(Saved entries)
┌────────
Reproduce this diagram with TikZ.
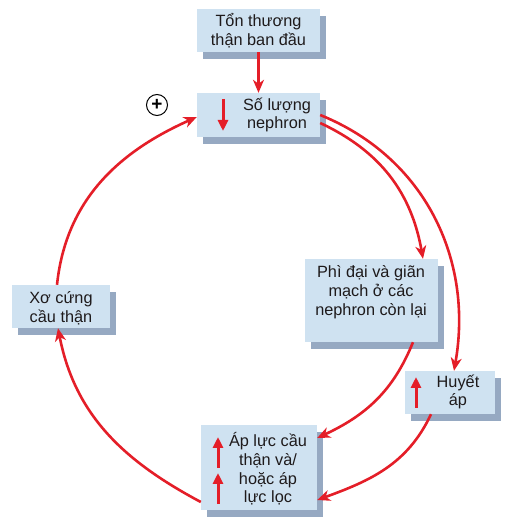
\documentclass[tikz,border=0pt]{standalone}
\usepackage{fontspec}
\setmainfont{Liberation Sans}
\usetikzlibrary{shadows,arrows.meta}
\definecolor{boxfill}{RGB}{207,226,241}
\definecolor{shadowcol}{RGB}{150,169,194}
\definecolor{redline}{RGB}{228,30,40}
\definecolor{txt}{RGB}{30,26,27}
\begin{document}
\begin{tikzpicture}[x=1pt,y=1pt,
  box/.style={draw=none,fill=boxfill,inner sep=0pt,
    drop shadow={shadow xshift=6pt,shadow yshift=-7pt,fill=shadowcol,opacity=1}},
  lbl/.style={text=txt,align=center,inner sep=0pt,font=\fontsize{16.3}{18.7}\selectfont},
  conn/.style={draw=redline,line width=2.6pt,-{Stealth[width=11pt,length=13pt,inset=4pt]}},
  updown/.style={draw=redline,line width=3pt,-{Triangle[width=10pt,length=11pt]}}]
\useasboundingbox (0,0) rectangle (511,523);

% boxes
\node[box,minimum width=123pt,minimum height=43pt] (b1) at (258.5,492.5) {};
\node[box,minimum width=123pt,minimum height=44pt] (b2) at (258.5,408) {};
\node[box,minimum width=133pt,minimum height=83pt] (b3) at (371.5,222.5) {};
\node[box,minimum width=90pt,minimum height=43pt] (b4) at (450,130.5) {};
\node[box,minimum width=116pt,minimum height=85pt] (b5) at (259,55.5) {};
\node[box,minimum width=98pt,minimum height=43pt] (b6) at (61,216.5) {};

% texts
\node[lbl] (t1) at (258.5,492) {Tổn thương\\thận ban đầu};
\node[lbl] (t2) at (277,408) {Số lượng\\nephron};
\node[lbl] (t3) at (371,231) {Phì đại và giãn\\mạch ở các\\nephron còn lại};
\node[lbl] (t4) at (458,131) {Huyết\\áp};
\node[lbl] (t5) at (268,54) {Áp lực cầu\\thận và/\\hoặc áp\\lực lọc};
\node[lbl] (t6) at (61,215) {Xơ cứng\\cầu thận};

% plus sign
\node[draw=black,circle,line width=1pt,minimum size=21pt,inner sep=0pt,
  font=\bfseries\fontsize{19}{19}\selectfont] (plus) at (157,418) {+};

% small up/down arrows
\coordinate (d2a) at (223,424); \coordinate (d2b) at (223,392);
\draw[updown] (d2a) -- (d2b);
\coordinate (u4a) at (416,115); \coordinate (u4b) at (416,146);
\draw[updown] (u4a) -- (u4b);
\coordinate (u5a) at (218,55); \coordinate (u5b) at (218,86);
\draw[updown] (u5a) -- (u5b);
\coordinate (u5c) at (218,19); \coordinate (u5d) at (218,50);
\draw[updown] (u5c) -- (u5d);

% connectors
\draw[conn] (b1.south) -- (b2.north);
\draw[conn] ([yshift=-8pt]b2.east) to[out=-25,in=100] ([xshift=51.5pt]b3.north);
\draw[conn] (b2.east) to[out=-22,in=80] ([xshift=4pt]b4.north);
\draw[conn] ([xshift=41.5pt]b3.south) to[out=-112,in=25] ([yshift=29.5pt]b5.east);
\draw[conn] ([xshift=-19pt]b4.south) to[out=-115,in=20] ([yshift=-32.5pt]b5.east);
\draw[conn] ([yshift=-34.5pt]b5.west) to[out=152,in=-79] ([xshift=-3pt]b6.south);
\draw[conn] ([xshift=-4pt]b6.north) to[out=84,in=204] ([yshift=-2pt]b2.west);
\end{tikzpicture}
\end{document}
└────────
┌────────
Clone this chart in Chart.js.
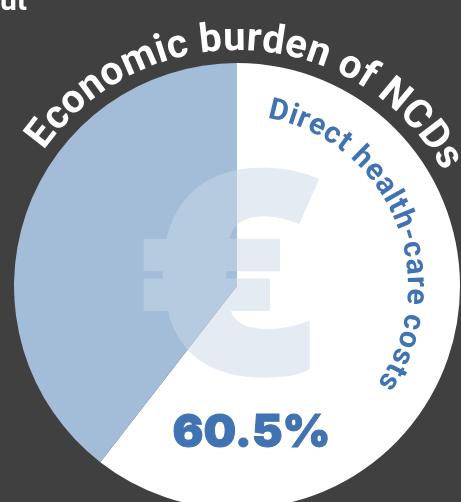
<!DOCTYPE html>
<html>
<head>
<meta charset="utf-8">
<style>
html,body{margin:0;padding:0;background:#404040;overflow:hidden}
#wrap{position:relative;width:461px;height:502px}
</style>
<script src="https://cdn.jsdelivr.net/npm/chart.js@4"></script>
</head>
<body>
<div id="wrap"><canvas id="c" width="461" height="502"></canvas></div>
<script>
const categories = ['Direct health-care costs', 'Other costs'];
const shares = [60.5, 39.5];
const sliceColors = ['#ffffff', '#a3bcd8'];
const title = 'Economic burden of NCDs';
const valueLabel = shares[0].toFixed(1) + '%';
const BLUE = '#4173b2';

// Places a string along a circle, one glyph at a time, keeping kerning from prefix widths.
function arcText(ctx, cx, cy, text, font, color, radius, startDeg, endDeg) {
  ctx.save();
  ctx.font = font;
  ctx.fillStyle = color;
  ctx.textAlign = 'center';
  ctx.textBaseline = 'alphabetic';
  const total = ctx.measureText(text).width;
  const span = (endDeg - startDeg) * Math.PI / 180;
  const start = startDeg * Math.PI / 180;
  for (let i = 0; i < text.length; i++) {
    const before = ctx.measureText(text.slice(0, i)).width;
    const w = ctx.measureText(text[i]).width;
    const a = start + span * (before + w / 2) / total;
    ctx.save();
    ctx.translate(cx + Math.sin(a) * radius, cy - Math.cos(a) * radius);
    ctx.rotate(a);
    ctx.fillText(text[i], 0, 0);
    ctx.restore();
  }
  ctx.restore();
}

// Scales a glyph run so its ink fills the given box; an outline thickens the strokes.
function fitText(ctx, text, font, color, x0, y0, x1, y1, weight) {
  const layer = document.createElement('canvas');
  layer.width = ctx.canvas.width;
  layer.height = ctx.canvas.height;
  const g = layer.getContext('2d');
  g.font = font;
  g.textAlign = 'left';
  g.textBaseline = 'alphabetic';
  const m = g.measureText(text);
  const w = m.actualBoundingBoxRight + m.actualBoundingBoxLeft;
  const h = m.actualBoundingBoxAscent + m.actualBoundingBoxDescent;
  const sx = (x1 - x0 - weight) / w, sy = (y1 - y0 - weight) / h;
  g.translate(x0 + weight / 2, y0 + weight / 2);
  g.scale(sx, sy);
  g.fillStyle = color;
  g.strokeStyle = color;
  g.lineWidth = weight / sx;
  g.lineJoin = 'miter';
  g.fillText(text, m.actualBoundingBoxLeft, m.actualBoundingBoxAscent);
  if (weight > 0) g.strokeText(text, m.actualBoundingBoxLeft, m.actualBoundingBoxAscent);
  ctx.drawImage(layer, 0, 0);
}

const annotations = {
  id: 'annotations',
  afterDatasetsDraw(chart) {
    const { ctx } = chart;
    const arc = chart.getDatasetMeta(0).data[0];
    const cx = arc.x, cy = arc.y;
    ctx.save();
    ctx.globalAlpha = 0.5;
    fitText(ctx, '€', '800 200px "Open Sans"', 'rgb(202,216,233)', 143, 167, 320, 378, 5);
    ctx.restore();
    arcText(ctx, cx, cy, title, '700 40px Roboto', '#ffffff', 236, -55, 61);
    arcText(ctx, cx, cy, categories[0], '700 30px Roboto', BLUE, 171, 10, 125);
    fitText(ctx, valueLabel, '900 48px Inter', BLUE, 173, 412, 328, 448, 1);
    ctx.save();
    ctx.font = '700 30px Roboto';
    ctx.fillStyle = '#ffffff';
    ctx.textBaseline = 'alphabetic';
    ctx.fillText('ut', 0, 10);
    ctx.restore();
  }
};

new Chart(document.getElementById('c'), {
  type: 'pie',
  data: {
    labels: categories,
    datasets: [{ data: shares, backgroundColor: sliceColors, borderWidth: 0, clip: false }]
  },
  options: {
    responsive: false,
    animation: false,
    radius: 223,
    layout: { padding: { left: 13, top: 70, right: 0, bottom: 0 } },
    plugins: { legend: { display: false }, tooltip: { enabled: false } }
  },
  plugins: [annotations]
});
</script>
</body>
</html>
└────────
● Short problem: Skip all pictures. Retype exactly the span whose first line is the one with "Clone this chart in Chart.js." and whose last line is the one with "const BLUE = '#4173b2';".

● Output below:
Clone this chart in Chart.js.
<!DOCTYPE html>
<html>
<head>
<meta charset="utf-8">
<style>
html,body{margin:0;padding:0;background:#404040;overflow:hidden}
#wrap{position:relative;width:461px;height:502px}
</style>
<script src="https://cdn.jsdelivr.net/npm/chart.js@4"></script>
</head>
<body>
<div id="wrap"><canvas id="c" width="461" height="502"></canvas></div>
<script>
const categories = ['Direct health-care costs', 'Other costs'];
const shares = [60.5, 39.5];
const sliceColors = ['#ffffff', '#a3bcd8'];
const title = 'Economic burden of NCDs';
const valueLabel = shares[0].toFixed(1) + '%';
const BLUE = '#4173b2';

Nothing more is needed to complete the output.